Ulrich Haberland disse...

Ricardo, sempre que publicas um destes teus mini-contos eu delicio-me gostosamente a lê-lo e depois posso apenas agradecer-te. Sinto que é pouca retribuição mas é o que posso fazer, por isso muito obrigada por mais este bocadinho de Benfiquismo literário.

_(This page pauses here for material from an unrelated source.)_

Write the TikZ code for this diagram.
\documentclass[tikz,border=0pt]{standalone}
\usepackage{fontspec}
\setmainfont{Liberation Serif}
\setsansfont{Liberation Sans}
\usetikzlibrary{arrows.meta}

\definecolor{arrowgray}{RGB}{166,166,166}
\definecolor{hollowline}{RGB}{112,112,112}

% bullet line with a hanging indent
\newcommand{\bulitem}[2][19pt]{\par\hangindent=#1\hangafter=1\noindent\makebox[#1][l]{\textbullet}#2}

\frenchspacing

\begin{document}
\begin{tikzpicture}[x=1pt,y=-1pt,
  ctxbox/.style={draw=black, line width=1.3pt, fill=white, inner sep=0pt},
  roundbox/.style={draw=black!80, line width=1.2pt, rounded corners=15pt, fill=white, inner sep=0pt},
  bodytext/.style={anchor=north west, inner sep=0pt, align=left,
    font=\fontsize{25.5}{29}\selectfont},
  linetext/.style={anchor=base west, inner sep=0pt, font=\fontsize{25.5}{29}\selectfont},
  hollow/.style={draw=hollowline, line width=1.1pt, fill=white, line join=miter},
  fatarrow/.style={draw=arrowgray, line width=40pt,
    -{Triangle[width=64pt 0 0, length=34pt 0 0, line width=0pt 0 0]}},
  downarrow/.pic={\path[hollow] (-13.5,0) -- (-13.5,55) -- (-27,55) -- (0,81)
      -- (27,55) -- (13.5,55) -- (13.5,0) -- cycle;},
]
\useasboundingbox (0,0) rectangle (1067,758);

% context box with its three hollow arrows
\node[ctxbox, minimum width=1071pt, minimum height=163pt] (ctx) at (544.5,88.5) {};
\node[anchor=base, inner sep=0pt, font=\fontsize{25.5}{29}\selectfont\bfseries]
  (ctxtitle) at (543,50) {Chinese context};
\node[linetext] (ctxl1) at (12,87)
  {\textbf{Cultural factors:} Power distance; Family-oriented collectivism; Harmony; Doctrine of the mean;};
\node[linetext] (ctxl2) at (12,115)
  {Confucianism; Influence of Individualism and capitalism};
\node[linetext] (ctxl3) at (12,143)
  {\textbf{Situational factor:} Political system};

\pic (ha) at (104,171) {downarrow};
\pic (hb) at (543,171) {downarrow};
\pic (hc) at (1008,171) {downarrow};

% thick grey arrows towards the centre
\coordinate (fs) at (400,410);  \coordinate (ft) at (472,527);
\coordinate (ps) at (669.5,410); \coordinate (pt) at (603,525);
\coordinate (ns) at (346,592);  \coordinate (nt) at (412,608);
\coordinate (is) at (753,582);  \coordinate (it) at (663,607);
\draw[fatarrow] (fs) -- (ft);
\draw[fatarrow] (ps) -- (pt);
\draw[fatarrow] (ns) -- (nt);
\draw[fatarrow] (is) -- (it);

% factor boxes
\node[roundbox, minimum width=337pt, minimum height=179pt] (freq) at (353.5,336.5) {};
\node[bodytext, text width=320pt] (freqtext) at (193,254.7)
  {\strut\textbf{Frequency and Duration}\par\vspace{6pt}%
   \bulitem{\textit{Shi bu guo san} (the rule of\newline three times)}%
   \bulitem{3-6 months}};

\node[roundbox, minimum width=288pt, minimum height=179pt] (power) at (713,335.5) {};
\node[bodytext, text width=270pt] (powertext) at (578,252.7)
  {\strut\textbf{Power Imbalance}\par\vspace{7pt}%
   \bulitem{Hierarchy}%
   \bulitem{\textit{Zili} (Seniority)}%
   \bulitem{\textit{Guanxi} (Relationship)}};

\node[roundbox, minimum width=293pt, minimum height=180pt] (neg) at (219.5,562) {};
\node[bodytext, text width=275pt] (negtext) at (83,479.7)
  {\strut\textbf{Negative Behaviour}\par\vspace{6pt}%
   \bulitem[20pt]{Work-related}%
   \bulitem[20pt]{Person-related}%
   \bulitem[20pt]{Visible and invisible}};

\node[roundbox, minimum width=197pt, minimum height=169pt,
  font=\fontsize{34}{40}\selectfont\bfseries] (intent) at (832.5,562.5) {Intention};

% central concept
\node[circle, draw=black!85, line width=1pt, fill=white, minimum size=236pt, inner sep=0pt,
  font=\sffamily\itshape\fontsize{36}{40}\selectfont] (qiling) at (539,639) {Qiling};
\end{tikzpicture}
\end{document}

P.S.- Já te disse que és escritor e dos bons? Publica lá qualquer coisa para o pessoal poder guardar na estante em casa e mostrar às visitas ;)

luis disse...

"Pau e bola" na camisola, nesta caixa passam uns anónimos com antenas na cabeça. Todos dias tens cá visitas cobertas de interesse.
Se os anónimos não aparecerem até acho estranho. São cabeças que parecem jardins com flores, bonitas hastes, conteúdos cheirosos. Isto nem tinha piada e só por isso, julgo que o porteiro desta tasca deixa entrar gente que cheira mal dos sovacos.
Então este anónimo talvez não saiba que o 1º, o Sr. Cosme já andava de metro, tinha pombos correios para comunicar, não usava ligas mas era um campeão.
Pode ser um filho do porto, pensei eu... Aconselha a beber merda, deve ser a sua bebida preferida.
Sem anónimos o que era do Benfica??
Talvez com um melhor conhecimento das pessoas no anonimato...as escolhas para os últimos presidentes fossem outras.

20 anos a Relatar vitorias para o Sr Damião... ou um anónimo a espera dum foguetão...

Ricardo disse...

Muito querida, Ulricha. Obrigado e um beijinho.

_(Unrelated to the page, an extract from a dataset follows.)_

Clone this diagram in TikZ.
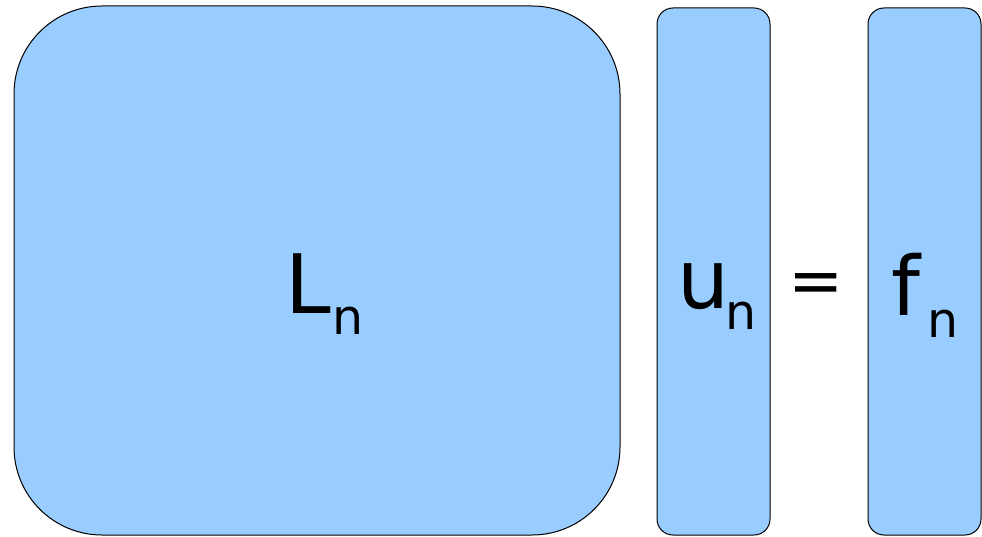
\documentclass[tikz,border=0pt]{standalone}
\usepackage{fontspec}
\setmainfont{DejaVu Sans}
\begin{document}
\begin{tikzpicture}[x=1pt,y=-1pt,
  box/.style={draw=black,line width=1pt,fill=boxblue},
  big/.style={inner sep=0pt,anchor=base west,font=\fontsize{82}{82}\selectfont},
  sub/.style={inner sep=0pt,anchor=base west,font=\fontsize{49}{49}\selectfont}]
\definecolor{boxblue}{HTML}{99CCFF}
\useasboundingbox (0,0) rectangle (982,537);
\draw[box,rounded corners=88pt] (14,6) rectangle (620,535);
\draw[box,rounded corners=16pt] (657,8) rectangle (770,535);
\draw[box,rounded corners=16pt] (868,8) rectangle (981,535);
\node[big] (L) at (285,313) {L};
\node[sub] (Ln) at (332.5,334) {n};
\node[big] (u) at (677,308) {u};
\node[sub] (un) at (725.5,329) {n};
\node[inner sep=0pt,anchor=base,font=\fontsize{66}{66}\selectfont] (eq) at (816,303) {=};
\node[big] (f) at (891,315) {f};
\node[sub] (fn) at (927.5,337) {n};
\end{tikzpicture}
\end{document}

luís, geralmente atiro os anónimos todos para o caixote - são 30 a 40 comentários que tenho de apagar por dia. Insultos, tonteiras, insinuações burras, parvoíces, paranóias, conspirações, vieiradas. Quase todos instrumentalizados pelas equipas do Benfica que tratam da internet. Gominhos da Silva, Tiago "Vendo-me" Pinto, Pedro "adoro lamber escrotos" Guerra, e outras figuras macabras do mesmo género.

Este anónimo das 02:45 deixei passar por uma questão de sociologia vieirística. As pessoas têm de perceber o nível cognitivo de uma larga maioria de apoiantes de Vieira. É o nosso bibelot, digamos assim.

luis disse...

"Bibelot" que coisa mais linda da nossa terra.

Força camarada, pelo nosso Benfica, dá asas a tua imaginação.

Nunca é demais lembrar:

"As pessoas passam e o nosso Benfica fica".